Exercise prompt
Extract everything from the first line through the line with "1.175, 0.80, 0.60]", both ends included, except for any pictures.

Source material

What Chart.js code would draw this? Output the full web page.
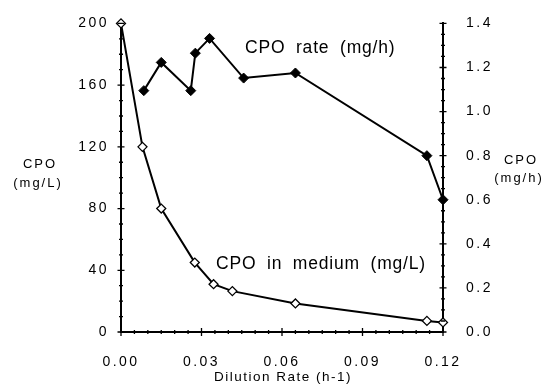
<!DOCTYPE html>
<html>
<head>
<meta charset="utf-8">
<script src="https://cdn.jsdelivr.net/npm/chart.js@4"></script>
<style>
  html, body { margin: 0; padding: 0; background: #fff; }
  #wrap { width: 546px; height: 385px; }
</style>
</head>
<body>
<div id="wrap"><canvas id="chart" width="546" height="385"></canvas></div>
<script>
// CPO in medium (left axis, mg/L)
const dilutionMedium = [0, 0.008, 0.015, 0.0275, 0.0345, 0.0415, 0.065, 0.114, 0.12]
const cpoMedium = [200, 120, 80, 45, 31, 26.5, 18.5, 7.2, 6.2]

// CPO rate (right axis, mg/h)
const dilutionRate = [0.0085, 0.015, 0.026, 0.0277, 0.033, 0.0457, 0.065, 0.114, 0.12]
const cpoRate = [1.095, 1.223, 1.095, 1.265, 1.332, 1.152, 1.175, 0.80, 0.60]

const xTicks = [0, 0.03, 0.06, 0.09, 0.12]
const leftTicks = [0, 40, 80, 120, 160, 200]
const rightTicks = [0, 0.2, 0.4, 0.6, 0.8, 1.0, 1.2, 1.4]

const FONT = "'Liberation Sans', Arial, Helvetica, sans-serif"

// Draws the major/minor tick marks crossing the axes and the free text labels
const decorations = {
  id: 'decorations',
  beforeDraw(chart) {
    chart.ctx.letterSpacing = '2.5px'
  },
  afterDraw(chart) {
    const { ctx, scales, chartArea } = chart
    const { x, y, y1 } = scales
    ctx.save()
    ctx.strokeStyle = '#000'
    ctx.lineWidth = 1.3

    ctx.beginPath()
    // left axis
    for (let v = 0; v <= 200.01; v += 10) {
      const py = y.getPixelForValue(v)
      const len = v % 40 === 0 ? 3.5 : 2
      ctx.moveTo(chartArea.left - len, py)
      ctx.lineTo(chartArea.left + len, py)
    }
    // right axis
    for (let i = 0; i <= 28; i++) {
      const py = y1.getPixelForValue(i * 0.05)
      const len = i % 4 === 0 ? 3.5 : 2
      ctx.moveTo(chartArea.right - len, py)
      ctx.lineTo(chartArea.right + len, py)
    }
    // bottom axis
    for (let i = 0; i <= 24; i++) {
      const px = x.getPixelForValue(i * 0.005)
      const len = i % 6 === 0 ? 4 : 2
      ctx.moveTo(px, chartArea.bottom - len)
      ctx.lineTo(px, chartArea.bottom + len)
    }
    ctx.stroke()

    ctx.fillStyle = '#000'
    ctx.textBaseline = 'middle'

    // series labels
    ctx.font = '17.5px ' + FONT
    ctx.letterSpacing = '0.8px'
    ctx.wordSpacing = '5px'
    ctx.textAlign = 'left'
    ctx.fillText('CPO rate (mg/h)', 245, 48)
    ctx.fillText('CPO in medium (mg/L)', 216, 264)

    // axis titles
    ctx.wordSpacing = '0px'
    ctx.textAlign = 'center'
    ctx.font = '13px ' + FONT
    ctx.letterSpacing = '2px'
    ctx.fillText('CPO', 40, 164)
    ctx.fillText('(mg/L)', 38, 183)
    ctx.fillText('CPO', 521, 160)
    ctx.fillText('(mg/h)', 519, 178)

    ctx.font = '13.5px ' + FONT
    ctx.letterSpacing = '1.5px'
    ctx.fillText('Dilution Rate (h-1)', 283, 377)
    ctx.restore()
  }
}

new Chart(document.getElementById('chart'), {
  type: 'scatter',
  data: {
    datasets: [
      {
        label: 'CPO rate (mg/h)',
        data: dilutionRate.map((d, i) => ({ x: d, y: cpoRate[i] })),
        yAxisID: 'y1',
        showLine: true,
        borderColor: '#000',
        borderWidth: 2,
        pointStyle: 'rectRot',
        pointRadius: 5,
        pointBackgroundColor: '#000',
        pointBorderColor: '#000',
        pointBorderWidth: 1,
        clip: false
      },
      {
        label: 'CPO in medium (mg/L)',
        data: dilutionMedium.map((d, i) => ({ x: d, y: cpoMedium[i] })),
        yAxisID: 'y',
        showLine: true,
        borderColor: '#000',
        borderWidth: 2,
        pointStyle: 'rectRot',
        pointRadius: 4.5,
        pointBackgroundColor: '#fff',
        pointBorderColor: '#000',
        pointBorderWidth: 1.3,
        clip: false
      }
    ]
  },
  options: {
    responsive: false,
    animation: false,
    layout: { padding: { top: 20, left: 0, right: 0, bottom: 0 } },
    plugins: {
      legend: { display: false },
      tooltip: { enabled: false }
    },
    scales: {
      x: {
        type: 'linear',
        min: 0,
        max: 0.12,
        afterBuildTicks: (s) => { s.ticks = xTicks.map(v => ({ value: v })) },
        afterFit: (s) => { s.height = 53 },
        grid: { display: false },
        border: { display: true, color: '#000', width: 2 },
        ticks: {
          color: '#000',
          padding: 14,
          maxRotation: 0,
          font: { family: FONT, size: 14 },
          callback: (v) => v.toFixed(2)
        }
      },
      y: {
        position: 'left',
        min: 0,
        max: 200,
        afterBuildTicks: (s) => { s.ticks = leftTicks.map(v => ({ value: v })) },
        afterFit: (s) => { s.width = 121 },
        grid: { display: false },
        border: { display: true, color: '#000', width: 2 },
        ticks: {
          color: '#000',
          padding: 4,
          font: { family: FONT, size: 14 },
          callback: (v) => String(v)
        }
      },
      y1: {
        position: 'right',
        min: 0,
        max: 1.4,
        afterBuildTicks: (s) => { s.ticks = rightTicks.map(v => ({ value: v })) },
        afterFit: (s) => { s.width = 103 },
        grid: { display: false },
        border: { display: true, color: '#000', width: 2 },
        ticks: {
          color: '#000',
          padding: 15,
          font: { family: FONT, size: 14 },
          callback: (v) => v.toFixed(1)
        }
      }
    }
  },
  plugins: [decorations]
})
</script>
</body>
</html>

Result of the exercise
What Chart.js code would draw this? Output the full web page.
<!DOCTYPE html>
<html>
<head>
<meta charset="utf-8">
<script src="https://cdn.jsdelivr.net/npm/chart.js@4"></script>
<style>
  html, body { margin: 0; padding: 0; background: #fff; }
  #wrap { width: 546px; height: 385px; }
</style>
</head>
<body>
<div id="wrap"><canvas id="chart" width="546" height="385"></canvas></div>
<script>
// CPO in medium (left axis, mg/L)
const dilutionMedium = [0, 0.008, 0.015, 0.0275, 0.0345, 0.0415, 0.065, 0.114, 0.12]
const cpoMedium = [200, 120, 80, 45, 31, 26.5, 18.5, 7.2, 6.2]

// CPO rate (right axis, mg/h)
const dilutionRate = [0.0085, 0.015, 0.026, 0.0277, 0.033, 0.0457, 0.065, 0.114, 0.12]
const cpoRate = [1.095, 1.223, 1.095, 1.265, 1.332, 1.152, 1.175, 0.80, 0.60]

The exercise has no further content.